**Directions:** Exact reproduction of the data is required, with images excluded.

**Dataset excerpt:**
--------
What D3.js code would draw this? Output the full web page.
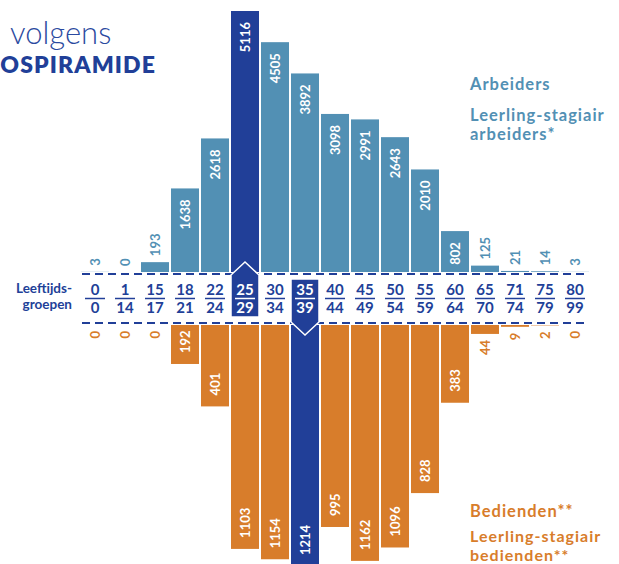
<!DOCTYPE html>
<html><head><meta charset="utf-8">
<script src="https://cdn.jsdelivr.net/npm/d3@7/dist/d3.min.js"></script>
<style>body{margin:0;background:#fff}svg{display:block}</style>
</head><body>
<svg id="c" width="619" height="564"></svg>
<script>
const ageFrom = ["0","1","15","18","22","25","30","35","40","45","50","55","60","65","71","75","80"];
const ageTo   = ["0","14","17","21","24","29","34","39","44","49","54","59","64","70","74","79","99"];
const arbeiders = [3,0,193,1638,2618,5116,4505,3892,3098,2991,2643,2010,802,125,21,14,3];
const bedienden = [0,0,0,192,401,1103,1154,1214,995,1162,1096,828,383,44,9,2,0];
const highlightTop = 5;   // 25-29
const highlightBottom = 7; // 35-39

const C = {blue:"#5290b4", navy:"#213f98", orange:"#d87d2b"};
const F = "Lato, 'Noto Sans', sans-serif";
const svg = d3.select("#c");

const x = d3.scaleBand().domain(d3.range(ageFrom.length)).range([80,590]).paddingInner(1/15).paddingOuter(1/30);
const yTop = d3.scaleLinear().domain([0,5116]).range([272,11]);
const yBot = d3.scaleLinear().domain([0,1214]).range([325,325+1214*0.203]);
const bw = x.bandwidth();
const cx = i => x(i) + bw/2;

// title fragments
svg.append("text").attr("x",10).attr("y",44).attr("font-family",F).attr("font-weight",300)
  .attr("font-size",31).attr("fill","#2b4aa0").text("volgens");
svg.append("text").attr("x",156).attr("y",73).attr("text-anchor","end").attr("font-family",F).attr("font-weight",800)
  .attr("font-size",23).attr("letter-spacing",1.1).attr("fill",C.navy).text("OSPIRAMIDE");

// dashed baselines
[274,323].forEach(yy => svg.append("line").attr("x1",82).attr("x2",588).attr("y1",yy).attr("y2",yy)
  .attr("stroke",C.navy).attr("stroke-width",2).attr("stroke-dasharray","8,5"));

// top bars
svg.append("g").selectAll("rect").data(arbeiders).join("rect")
  .attr("x",(d,i)=>x(i)).attr("width",bw)
  .attr("y",d=>yTop(d)).attr("height",d=>yTop(0)-yTop(d))
  .attr("fill",(d,i)=>i===highlightTop?C.navy:C.blue);

// bottom bars
svg.append("g").selectAll("rect").data(bedienden).join("rect")
  .attr("x",(d,i)=>x(i)).attr("width",bw)
  .attr("y",yBot(0)).attr("height",d=>yBot(d)-yBot(0))
  .attr("fill",(d,i)=>i===highlightBottom?C.navy:C.orange);

// top labels
arbeiders.forEach((d,i)=>{
  const h = yTop(0)-yTop(d);
  const inside = h > 30;
  const yy = inside ? yTop(d)+11 : yTop(d)-6;
  svg.append("text").attr("transform",`translate(${cx(i)},${yy}) rotate(-90)`)
    .attr("text-anchor",inside?"end":"start").attr("dominant-baseline","central")
    .attr("font-family",F).attr("font-weight",700).attr("font-size",13)
    .attr("fill",inside?"#fff":C.blue).text(d);
});
// bottom labels
bedienden.forEach((d,i)=>{
  const h = yBot(d)-yBot(0);
  const inside = h > 30;
  const yy = inside ? Math.min(yBot(d),566)-11 : yBot(d)+6;
  svg.append("text").attr("transform",`translate(${cx(i)},${yy}) rotate(-90)`)
    .attr("text-anchor",inside?"start":"end").attr("dominant-baseline","central")
    .attr("font-family",F).attr("font-weight",700).attr("font-size",13)
    .attr("fill",inside?"#fff":C.orange).text(d);
});

// highlight boxes
{
  const x0 = x(highlightTop), x1 = x0+bw, m = cx(highlightTop);
  svg.append("path").attr("d",`M${x0},317 L${x0},275 L${m},262 L${x1},275 L${x1},317 Z`)
    .attr("fill",C.navy).attr("stroke","#fff").attr("stroke-width",1.5).attr("stroke-linejoin","miter");
}
{
  const x0 = x(highlightBottom), x1 = x0+bw, m = cx(highlightBottom);
  svg.append("path").attr("d",`M${x0},279 L${x1},279 L${x1},322 L${m},335 L${x0},322 Z`)
    .attr("fill",C.navy).attr("stroke","#fff").attr("stroke-width",1.5).attr("stroke-linejoin","miter");
}

// age labels
ageFrom.forEach((a,i)=>{
  const hl = i===highlightTop || i===highlightBottom;
  const col = hl ? "#fff" : C.navy;
  svg.append("text").attr("x",cx(i)).attr("y",295).attr("text-anchor","middle")
    .attr("font-family",F).attr("font-weight",700).attr("font-size",15).attr("fill",col).text(a);
  svg.append("line").attr("x1",cx(i)-10).attr("x2",cx(i)+10).attr("y1",298.5).attr("y2",298.5)
    .attr("stroke",col).attr("stroke-width",1.5);
  svg.append("text").attr("x",cx(i)).attr("y",313).attr("text-anchor","middle")
    .attr("font-family",F).attr("font-weight",700).attr("font-size",15).attr("fill",col).text(ageTo[i]);
});

// axis title (two lines)
const at = svg.append("text").attr("text-anchor","end").attr("font-family",F).attr("font-weight",700)
  .attr("font-size",13.5).attr("fill",C.navy);
at.append("tspan").attr("x",72).attr("y",293).text("Leeftijds-");
at.append("tspan").attr("x",72).attr("y",309).text("groepen");

// legends
const lg = (lines, ys, col, fs) => {
  const t = svg.append("text").attr("font-family",F).attr("font-weight",700).attr("font-size",fs)
    .attr("letter-spacing",1).attr("fill",col);
  lines.forEach((s,k)=>t.append("tspan").attr("x",470).attr("y",ys[k]).text(s));
};
lg(["Arbeiders"],[90],C.blue,16.5);
lg(["Leerling-stagiair","arbeiders*"],[121,140],C.blue,16.5);
lg(["Bedienden**"],[517],C.orange,16.5);
lg(["Leerling-stagiair","bedienden**"],[542,561],C.orange,16);
</script>
</body></html>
--------
**Exercise solution:**
What D3.js code would draw this? Output the full web page.
<!DOCTYPE html>
<html><head><meta charset="utf-8">
<script src="https://cdn.jsdelivr.net/npm/d3@7/dist/d3.min.js"></script>
<style>body{margin:0;background:#fff}svg{display:block}</style>
</head><body>
<svg id="c" width="619" height="564"></svg>
<script>
const ageFrom = ["0","1","15","18","22","25","30","35","40","45","50","55","60","65","71","75","80"];
const ageTo   = ["0","14","17","21","24","29","34","39","44","49","54","59","64","70","74","79","99"];
const arbeiders = [3,0,193,1638,2618,5116,4505,3892,3098,2991,2643,2010,802,125,21,14,3];
const bedienden = [0,0,0,192,401,1103,1154,1214,995,1162,1096,828,383,44,9,2,0];
const highlightTop = 5;   // 25-29
const highlightBottom = 7; // 35-39

const C = {blue:"#5290b4", navy:"#213f98", orange:"#d87d2b"};
const F = "Lato, 'Noto Sans', sans-serif";
const svg = d3.select("#c");

const x = d3.scaleBand().domain(d3.range(ageFrom.length)).range([80,590]).paddingInner(1/15).paddingOuter(1/30);
const yTop = d3.scaleLinear().domain([0,5116]).range([272,11]);
const yBot = d3.scaleLinear().domain([0,1214]).range([325,325+1214*0.203]);
const bw = x.bandwidth();
const cx = i => x(i) + bw/2;

// title fragments
svg.append("text").attr("x",10).attr("y",44).attr("font-family",F).attr("font-weight",300)
  .attr("font-size",31).attr("fill","#2b4aa0").text("volgens");
svg.append("text").attr("x",156).attr("y",73).attr("text-anchor","end").attr("font-family",F).attr("font-weight",800)
  .attr("font-size",23).attr("letter-spacing",1.1).attr("fill",C.navy).text("OSPIRAMIDE");

// dashed baselines
[274,323].forEach(yy => svg.append("line").attr("x1",82).attr("x2",588).attr("y1",yy).attr("y2",yy)
  .attr("stroke",C.navy).attr("stroke-width",2).attr("stroke-dasharray","8,5"));

// top bars
svg.append("g").selectAll("rect").data(arbeiders).join("rect")
  .attr("x",(d,i)=>x(i)).attr("width",bw)
  .attr("y",d=>yTop(d)).attr("height",d=>yTop(0)-yTop(d))
  .attr("fill",(d,i)=>i===highlightTop?C.navy:C.blue);

// bottom bars
svg.append("g").selectAll("rect").data(bedienden).join("rect")
  .attr("x",(d,i)=>x(i)).attr("width",bw)
  .attr("y",yBot(0)).attr("height",d=>yBot(d)-yBot(0))
  .attr("fill",(d,i)=>i===highlightBottom?C.navy:C.orange);

// top labels
arbeiders.forEach((d,i)=>{
  const h = yTop(0)-yTop(d);
  const inside = h > 30;
  const yy = inside ? yTop(d)+11 : yTop(d)-6;
  svg.append("text").attr("transform",`translate(${cx(i)},${yy}) rotate(-90)`)
    .attr("text-anchor",inside?"end":"start").attr("dominant-baseline","central")
    .attr("font-family",F).attr("font-weight",700).attr("font-size",13)
    .attr("fill",inside?"#fff":C.blue).text(d);
});
// bottom labels
bedienden.forEach((d,i)=>{
  const h = yBot(d)-yBot(0);
  const inside = h > 30;
  const yy = inside ? Math.min(yBot(d),566)-11 : yBot(d)+6;
  svg.append("text").attr("transform",`translate(${cx(i)},${yy}) rotate(-90)`)
    .attr("text-anchor",inside?"start":"end").attr("dominant-baseline","central")
    .attr("font-family",F).attr("font-weight",700).attr("font-size",13)
    .attr("fill",inside?"#fff":C.orange).text(d);
});

// highlight boxes
{
  const x0 = x(highlightTop), x1 = x0+bw, m = cx(highlightTop);
  svg.append("path").attr("d",`M${x0},317 L${x0},275 L${m},262 L${x1},275 L${x1},317 Z`)
    .attr("fill",C.navy).attr("stroke","#fff").attr("stroke-width",1.5).attr("stroke-linejoin","miter");
}
{
  const x0 = x(highlightBottom), x1 = x0+bw, m = cx(highlightBottom);
  svg.append("path").attr("d",`M${x0},279 L${x1},279 L${x1},322 L${m},335 L${x0},322 Z`)
    .attr("fill",C.navy).attr("stroke","#fff").attr("stroke-width",1.5).attr("stroke-linejoin","miter");
}

// age labels
ageFrom.forEach((a,i)=>{
  const hl = i===highlightTop || i===highlightBottom;
  const col = hl ? "#fff" : C.navy;
  svg.append("text").attr("x",cx(i)).attr("y",295).attr("text-anchor","middle")
    .attr("font-family",F).attr("font-weight",700).attr("font-size",15).attr("fill",col).text(a);
  svg.append("line").attr("x1",cx(i)-10).attr("x2",cx(i)+10).attr("y1",298.5).attr("y2",298.5)
    .attr("stroke",col).attr("stroke-width",1.5);
  svg.append("text").attr("x",cx(i)).attr("y",313).attr("text-anchor","middle")
    .attr("font-family",F).attr("font-weight",700).attr("font-size",15).attr("fill",col).text(ageTo[i]);
});

// axis title (two lines)
const at = svg.append("text").attr("text-anchor","end").attr("font-family",F).attr("font-weight",700)
  .attr("font-size",13.5).attr("fill",C.navy);
at.append("tspan").attr("x",72).attr("y",293).text("Leeftijds-");
at.append("tspan").attr("x",72).attr("y",309).text("groepen");

// legends
const lg = (lines, ys, col, fs) => {
  const t = svg.append("text").attr("font-family",F).attr("font-weight",700).attr("font-size",fs)
    .attr("letter-spacing",1).attr("fill",col);
  lines.forEach((s,k)=>t.append("tspan").attr("x",470).attr("y",ys[k]).text(s));
};
lg(["Arbeiders"],[90],C.blue,16.5);
lg(["Leerling-stagiair","arbeiders*"],[121,140],C.blue,16.5);
lg(["Bedienden**"],[517],C.orange,16.5);
lg(["Leerling-stagiair","bedienden**"],[542,561],C.orange,16);
</script>
</body></html>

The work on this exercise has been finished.